Table for rude triangulation by Chords.--It occurred to me that the plan described in the foregoing paragraph might be exceedingly simplified by a table, such as that which I annex in which different values of a' a" are given for a radius of 10, and in which the calculations are made for a base = 100. The units in which A a', A a", and B b', Bb", are to be measured are intended to be paces, though, of course, any other units would do. The units in which the base is measured may be feet, yards, minutes, or hours' journey, or whatever else is convenient. Any multiple or divisor of 100 may be used for the base, if the tabular number be similarly multiplied. Therefore a traveller may ascertain the breadth of a river, or that of a valley, or the distance of any object on either side of his line of march, by taking not more than some sixty additional paces, and by making a single reference to my table.
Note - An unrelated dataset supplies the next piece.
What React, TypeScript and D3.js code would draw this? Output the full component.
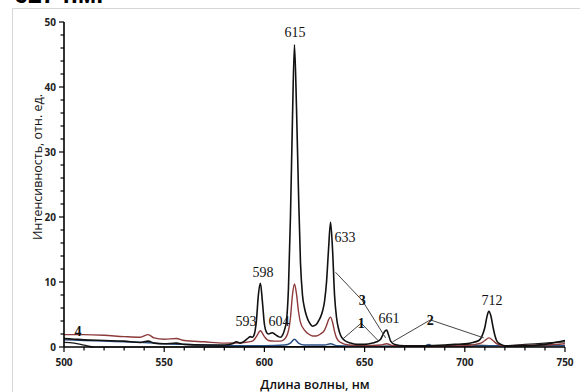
import * as d3 from 'd3';

type Pt = [number, number];

// wavelength (nm), intensity
const curve3: Pt[] = [
  [500, 1.3], [505, 1.2], [510, 1.1], [520, 1.0], [530, 0.9], [538, 0.7], [542, 0.9], [545, 0.6],
  [550, 0.5], [556, 0.6], [560, 0.4], [570, 0.3], [580, 0.3], [584, 0.5], [586, 0.8], [588, 0.6],
  [590, 0.9], [592, 1.4], [593, 1.6], [594, 1.5], [595, 2.0], [596, 4.0], [597, 8.0], [598, 9.8],
  [599, 7.0], [600, 3.5], [601, 2.3], [602, 2.0], [603, 2.1], [604, 2.2], [605, 2.0], [606, 1.8],
  [607, 1.6], [608, 1.5], [609, 1.8], [610, 2.6], [611, 4.0], [612, 9], [613, 20], [614, 35],
  [615, 46.5], [616, 37], [617, 24], [618, 13], [619, 8], [620, 6], [621, 4.8], [622, 4.0],
  [623, 3.5], [624, 3.2], [625, 3.3], [626, 3.5], [627, 4.0], [628, 4.6], [629, 5.5], [630, 7.0],
  [631, 10], [632, 15], [633, 19.2], [634, 15], [635, 8], [636, 4.5], [637, 2.8], [638, 1.8],
  [640, 1.0], [643, 0.6], [646, 0.4], [650, 0.4], [654, 0.6], [656, 0.8], [658, 1.2], [659, 1.8],
  [660, 2.4], [661, 2.6], [662, 1.8], [663, 0.9], [665, 0.4], [670, 0.2], [680, 0.2], [690, 0.3],
  [695, 0.4], [700, 0.5], [704, 0.7], [707, 1.0], [709, 2.0], [710, 3.0], [711, 4.6], [712, 5.5],
  [713, 4.8], [714, 3.2], [715, 1.8], [716, 0.9], [718, 0.4], [720, 0.2], [730, 0.2], [740, 0.4],
  [745, 0.7], [750, 1.0],
];

const curve4: Pt[] = [
  [500, 1.9], [510, 1.9], [520, 1.8], [530, 1.6], [538, 1.5], [542, 1.9], [545, 1.4], [550, 1.2],
  [556, 1.3], [560, 1.0], [570, 0.8], [580, 0.6], [590, 0.7], [594, 0.9], [596, 1.6], [598, 2.5],
  [600, 1.6], [602, 1.0], [605, 0.9], [608, 0.9], [610, 1.2], [612, 2.5], [613, 4.5], [614, 8],
  [615, 9.7], [616, 8.2], [617, 5.5], [618, 3.8], [620, 2.6], [622, 2.0], [624, 1.7], [626, 1.7],
  [628, 2.0], [630, 2.6], [631, 3.3], [632, 4.2], [633, 4.6], [634, 3.8], [635, 2.4], [636, 1.4],
  [638, 0.7], [642, 0.3], [650, 0.2], [658, 0.3], [661, 0.5], [664, 0.2], [680, 0.1], [700, 0.2],
  [708, 0.6], [710, 1.0], [712, 1.4], [714, 1.0], [716, 0.5], [720, 0.2], [740, 0.3], [750, 0.5],
];

const curve1: Pt[] = [
  [500, 1.1], [510, 1.0], [520, 0.9], [530, 0.8], [540, 0.7], [550, 0.5], [560, 0.4], [570, 0.3],
  [580, 0.2], [600, 0.2], [610, 0.3], [613, 0.6], [615, 1.2], [617, 0.6], [620, 0.3], [630, 0.3],
  [633, 0.5], [636, 0.2], [650, 0.1], [680, 0.2], [682, 0.4], [684, 0.1], [700, 0.1], [712, 0.2],
  [750, 0.2],
];

const curve2: Pt[] = [
  [500, 0.7], [505, 0.6], [510, 0.3], [515, 0.0], [550, 0.0], [600, 0.05], [650, 0.1], [690, 0.2],
  [700, 0.4], [705, 0.3], [720, 0.2], [730, 0.4], [740, 0.6], [750, 0.8],
];

const xTicks = [500, 550, 600, 650, 700, 750];
const yTicks = [0, 10, 20, 30, 40, 50];

const peakLabels: { text: string; at: Pt }[] = [
  { text: '615', at: [615.3, 47.7] },
  { text: '633', at: [640.2, 16.2] },
  { text: '598', at: [599.3, 10.8] },
  { text: '593', at: [590.8, 3.2] },
  { text: '604', at: [607.3, 3.2] },
  { text: '661', at: [662.2, 3.7] },
  { text: '712', at: [713.6, 6.5] },
];

const curveLabels: { text: string; at: Pt; to: Pt[] }[] = [
  { text: '3', at: [648.8, 6.4], to: [[635.5, 11.5], [660.5, 1.4]] },
  { text: '1', at: [648.3, 2.9], to: [[639, 1.2], [657, 0.9]] },
  { text: '2', at: [682.8, 3.4], to: [[664, 0.8], [709.5, 1.4]] },
  { text: '4', at: [507, 1.7], to: [] },
];

const series: { data: Pt[]; color: string; width: number }[] = [
  { data: curve2, color: '#1a1a1a', width: 1.2 },
  { data: curve1, color: '#2a4f84', width: 1.4 },
  { data: curve4, color: '#8c3a3a', width: 1.4 },
  { data: curve3, color: '#111111', width: 1.6 },
];

export default function App() {
  const x = d3.scaleLinear().domain([500, 750]).range([64, 565]);
  const y = d3.scaleLinear().domain([0, 50]).range([347, 22]);
  const line = d3
    .line<Pt>()
    .x((d) => x(d[0]))
    .y((d) => y(d[1]))
    .curve(d3.curveMonotoneX);

  const xMinor = d3.range(500, 751, 10);
  const yMinor = d3.range(0, 51, 2);
  const sans = '"Open Sans", "Noto Sans", sans-serif';
  const serif = '"Liberation Serif", "Times New Roman", serif';

  return (
    <svg width={580} height={392} style={{ position: 'absolute', left: 0, top: 0, background: '#fff' }}>
      <text x={14} y={3} fontFamily='"Liberation Sans", Arial, sans-serif' fontWeight={700} fontSize={25} fill="#000">
        627 нм.
      </text>
      <path d="M12.5,392 V8.5 H580" fill="none" stroke="#d6d6d6" strokeWidth={1} />

      {series.map((s, i) => (
        <path key={i} d={line(s.data) ?? ''} fill="none" stroke={s.color} strokeWidth={s.width} strokeLinejoin="round" />
      ))}

      {/* axes */}
      <line x1={x(500)} x2={x(750)} y1={y(0)} y2={y(0)} stroke="#000" strokeWidth={1.6} />
      <line x1={x(500)} x2={x(500)} y1={y(0)} y2={y(50)} stroke="#000" strokeWidth={1.6} />
      {xMinor.map((t) => (
        <line key={'xm' + t} x1={x(t)} x2={x(t)} y1={y(0)} y2={y(0) + (t % 50 === 0 ? 5 : 3.5)} stroke="#000" strokeWidth={1.2} />
      ))}
      {yMinor.map((t) => (
        <line key={'ym' + t} x1={x(500) - (t % 10 === 0 ? 5 : 3.5)} x2={x(500)} y1={y(t)} y2={y(t)} stroke="#000" strokeWidth={1.2} />
      ))}
      {xTicks.map((t) => (
        <text key={'xt' + t} x={x(t)} y={366} textAnchor="middle" fontFamily={sans} fontWeight={700} fontSize={10} fill="#222">
          {t}
        </text>
      ))}
      {yTicks.map((t) => (
        <text key={'yt' + t} x={56} y={y(t) + 3.5} textAnchor="end" fontFamily={sans} fontWeight={700} fontSize={10} fill="#222">
          {t}
        </text>
      ))}
      <text x={315} y={389} textAnchor="middle" fontFamily={sans} fontWeight={600} fontSize={12.5} fill="#111">
        Длина волны, нм
      </text>
      <text transform="translate(42,167) rotate(-90)" textAnchor="middle" fontFamily={sans} fontSize={12.5} fill="#111">
        Интенсивность, отн. ед.
      </text>

      {/* annotations */}
      {peakLabels.map((p) => (
        <text key={p.text} x={x(p.at[0])} y={y(p.at[1])} textAnchor="middle" fontFamily={serif} fontSize={14} fill="#111">
          {p.text}
        </text>
      ))}
      {curveLabels.map((c) => (
        <g key={c.text}>
          {c.to.map((p, i) => (
            <line key={i} x1={x(c.at[0])} y1={y(c.at[1]) - 5} x2={x(p[0])} y2={y(p[1])} stroke="#444" strokeWidth={1} />
          ))}
          <text x={x(c.at[0])} y={y(c.at[1])} textAnchor="middle" fontFamily={serif} fontWeight={700} fontSize={14} fill="#111">
            {c.text}
          </text>
        </g>
      ))}
    </svg>
  );
}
Particular care must be taken to walk in a straight line from A to B, by sighting some more distant object in a line with B. It will otherwise surprise most people, on looking back at their track, to see how curved it has been and how far their b' B is from being in the right direction.

Measurement of Time.--Sun Dial.--Plant a stake firmly in the ground in a level open space, and get ready a piece of string, a tent-peg, and a bit of stick a foot long. When the stars begin to appear, and before it is dark, go to the stake, lie down on the ground, and plant the stick, so adjusting it that its top and the point where the string is tied to the stake shall be in a line with the Polar Star, or rather with the Pole (see below); then get up, stretch the string so as just to touch the top of the stick, and stake it down with the tent-peg. Kneel down again, to see that all is right, and in the morning draw out the dial-lines; the string being the gnomon. The true North Pole is distant about 1 1/2 degree, or three suns' (or moons') diameters from the Polar Star, and it lies between the Polar Star and the pointers of the Great Bear, or, more truly, between it and [Greek letter] Urs ae Majoris.

The one essential point of dial-making is to set the gnomon truly, because it ensures that the shadows shall fall in the same direction at the same hours all the year round. To ascertain where to mark the hour-lines on the ground, or wall, on which the shadow of the gnomon falls, the simplest plan is to use a watch, or whatever makeshift means of reckoning time be at hand. Calculations are troublesome, unless the plate is quite level, or vertical, and exactly facing south or north, or else in the plane of the Equinox.

The figure represents the well-known equinoctial sun-dial. It can easily be cast in lead. The spike points towards the elevated pole, and the rim of the disc is divided into 24 equal parts for the hours.

Pendulum.--A Traveller, when the last of his watches breaks down, has no need to be disheartened from going on with his longitudinal observations, especially if he observes occulations and eclipses. The object of a watch is to tell the number of seconds that elapse between the instant of occulation, eclipse, etc., and the instant, a minute or two later, when the sextant observation for time is made. All that a watch actually does is to beat seconds, and to record the number of beats. Now, a string and stone, swung as a pendulum, will beat time; and a native who is taught to throw a pebble into a bag at each beat, will record it; and, for operations that do not occupy much time, he will be as good as a watch. The rate of the pendulum may be determined by taking two sets of observations, with three or four minutes' interval between them; and, if the distance from the point of suspension to the centre of the stone be thirty-nine inches, and if the string be thin and the stone very heavy, it will beat seconds very nearly indeed. The observations upon which the longitude of the East African lakes depended, after Captain Speke's first journey to them, were lunars, timed with a string and a stone, in default of a watch.

Hour-glass.--Either dry sand or water may be used in an hour-glass; if water be used, the aperture through which it runs must, of course, be smaller.